In Advent we hold fast to our hope in a world at war, and in a culture that degrades the meaning of Christmas. And despite all evidence to the contrary, we have hope that God reigns. We have hope because the ground on which we walk is holy ground because Jesus walks it still. We have hope that we are not just noticed by God, but known, and that we can find our very best self when we live as he meant us to live. We have hope that he knows the hurts we harbor and will send his son whose birth we honor at Christmas to save us. Let's look through the glitz and glitter and see the real way that it's beginning to look a lot like Christmas. The great artist Raphael created a painting called The Alba Madonna. In it Mary sits with the child Jesus on her lap. In his hands is a toy made of two sticks tied together that form a cross. Mary's focus is not upon Jesus, but the cross. Raphael tells us that Mary's baby, the hope of Israel, was born to die.

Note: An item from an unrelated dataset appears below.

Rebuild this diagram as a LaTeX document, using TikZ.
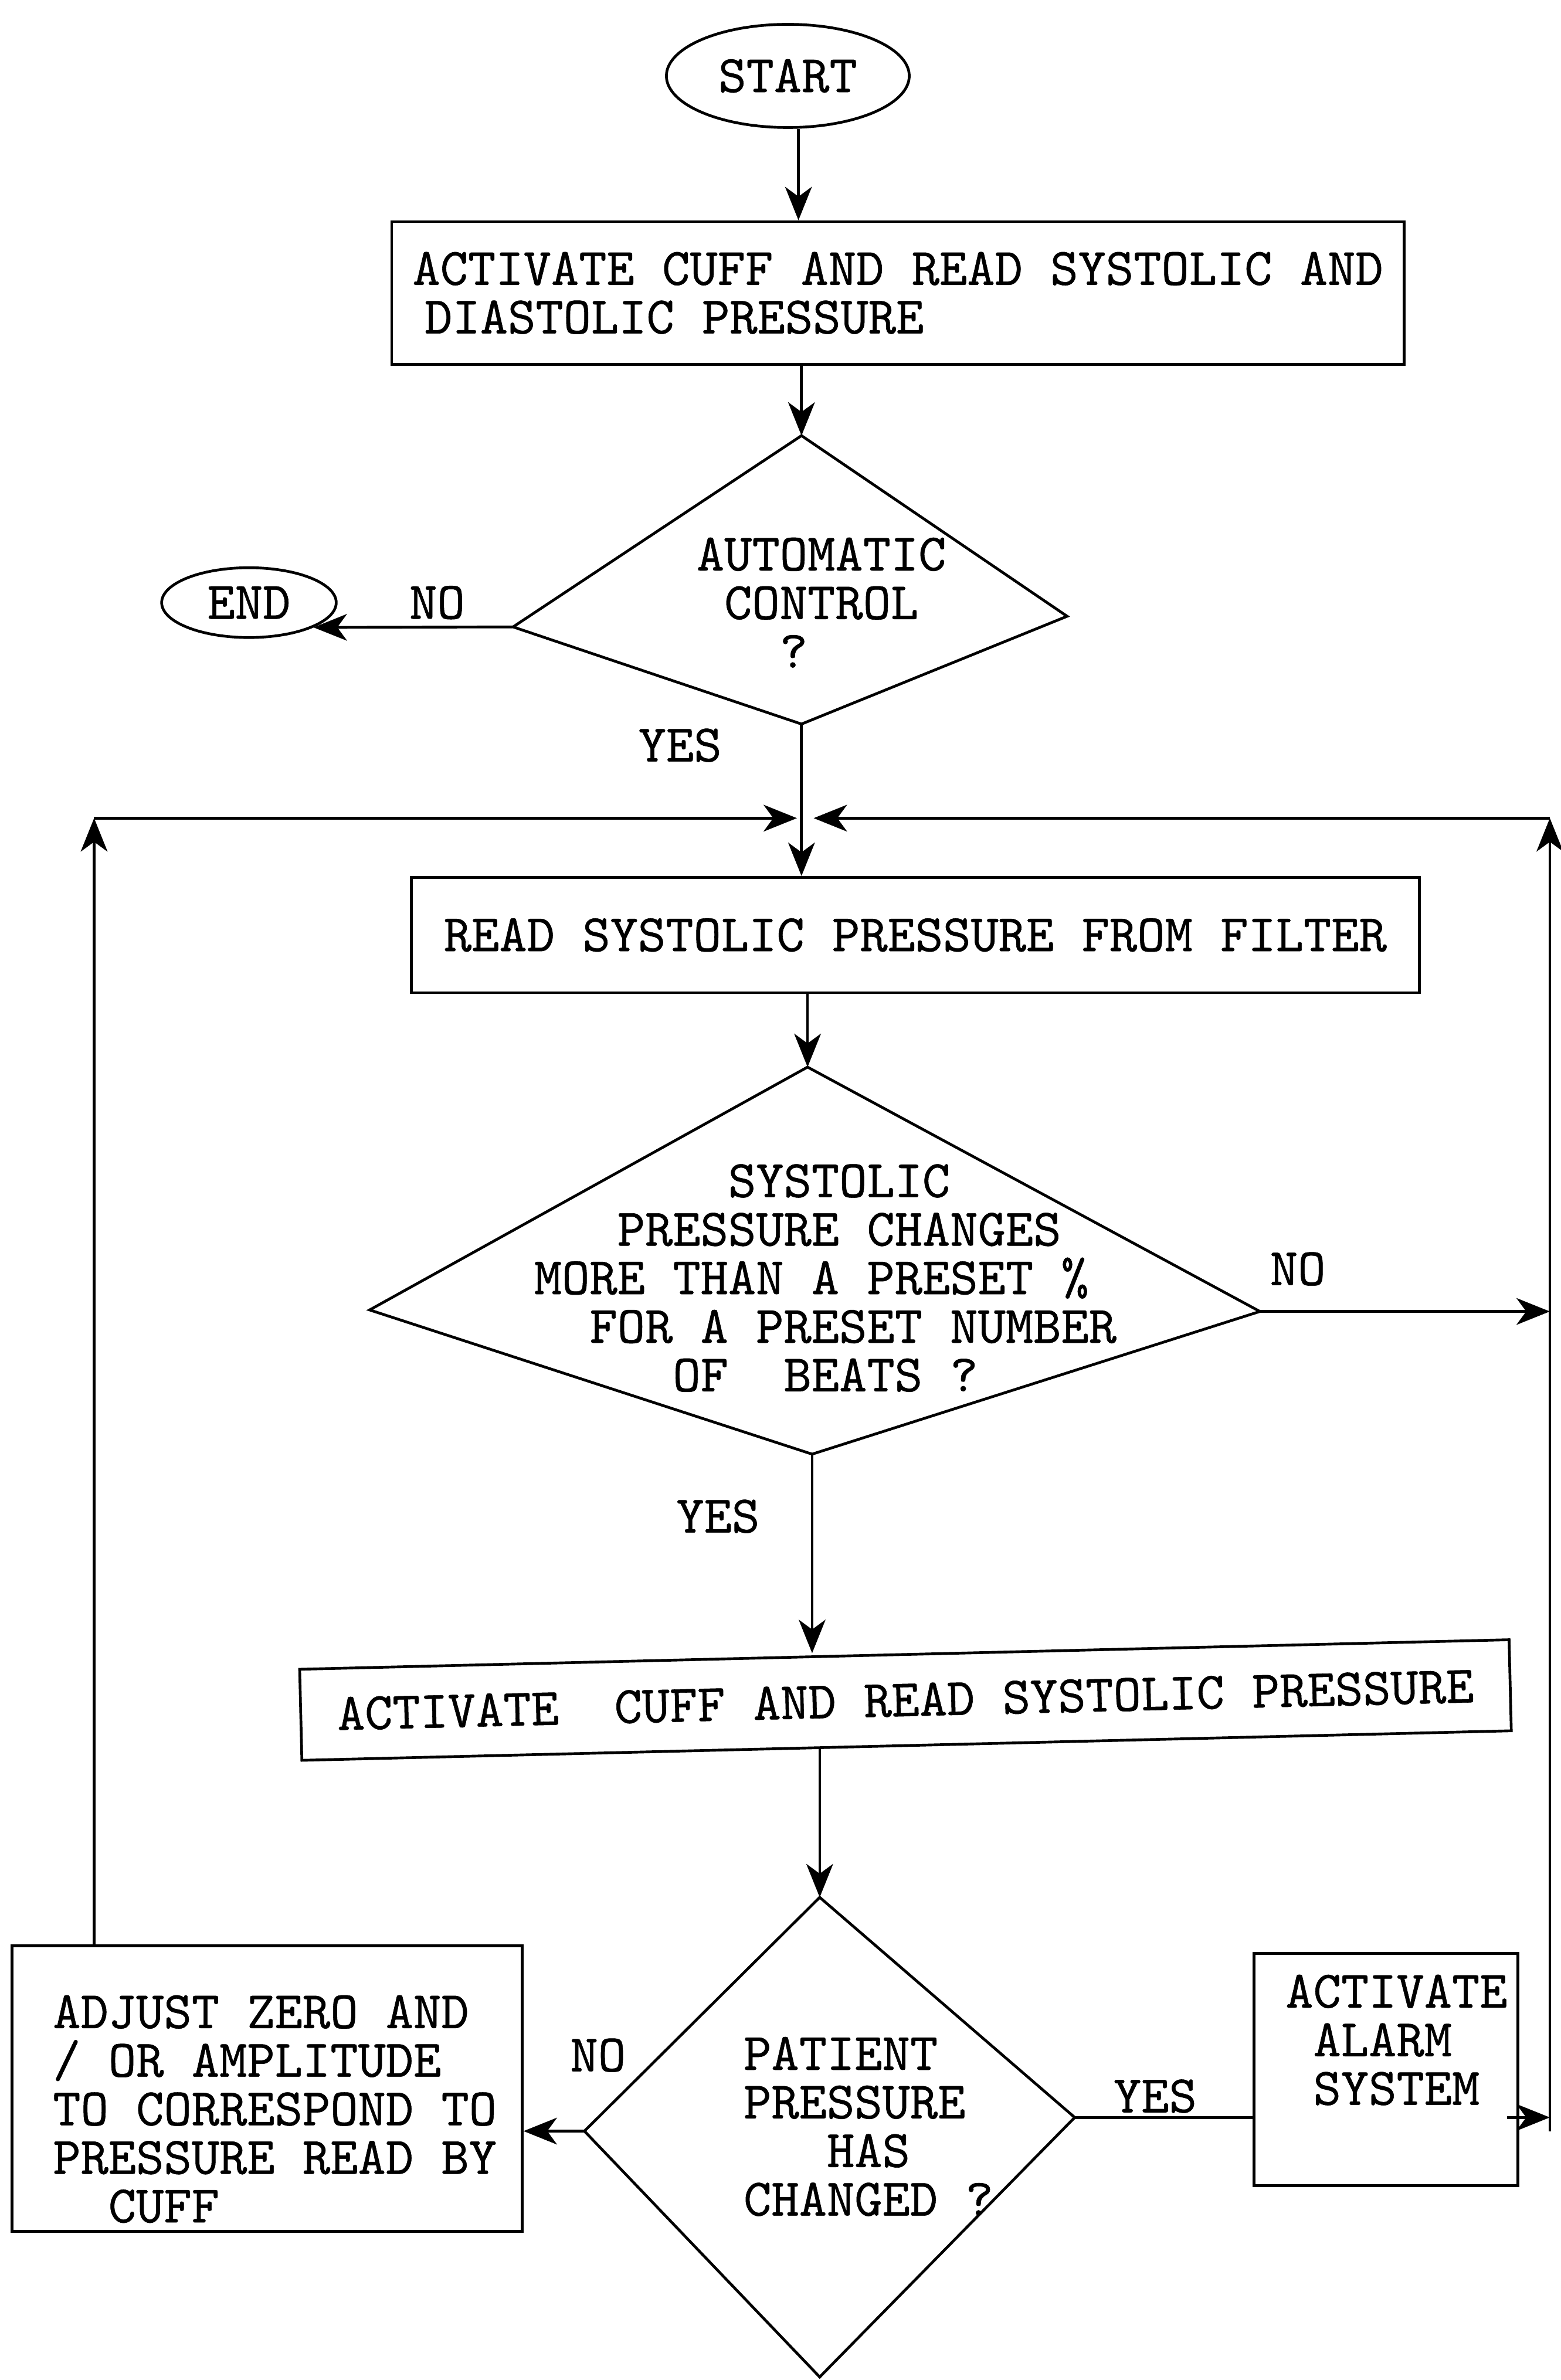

The best Christmas display I have seen so far is on East Jackson at Goshen Avenue. It doesn't have lots of lights. It's not nearly as pretty as the decorations on homes nearby. It's easy to miss, or for some, dismiss. It is stark, but it expresses the heart of our faith. It is a cross… an instrument of death which is for us a sign of hope. It is hope that God who gives life, and takes away life, and then gives new life will not abandon us. This is the hope that stirs in us at Christmas.

Untold numbers of books have been written to define the life of Christians, and to sum them up in a single sentence, "Christian people are hopeful people."

With this hope, there is always hope.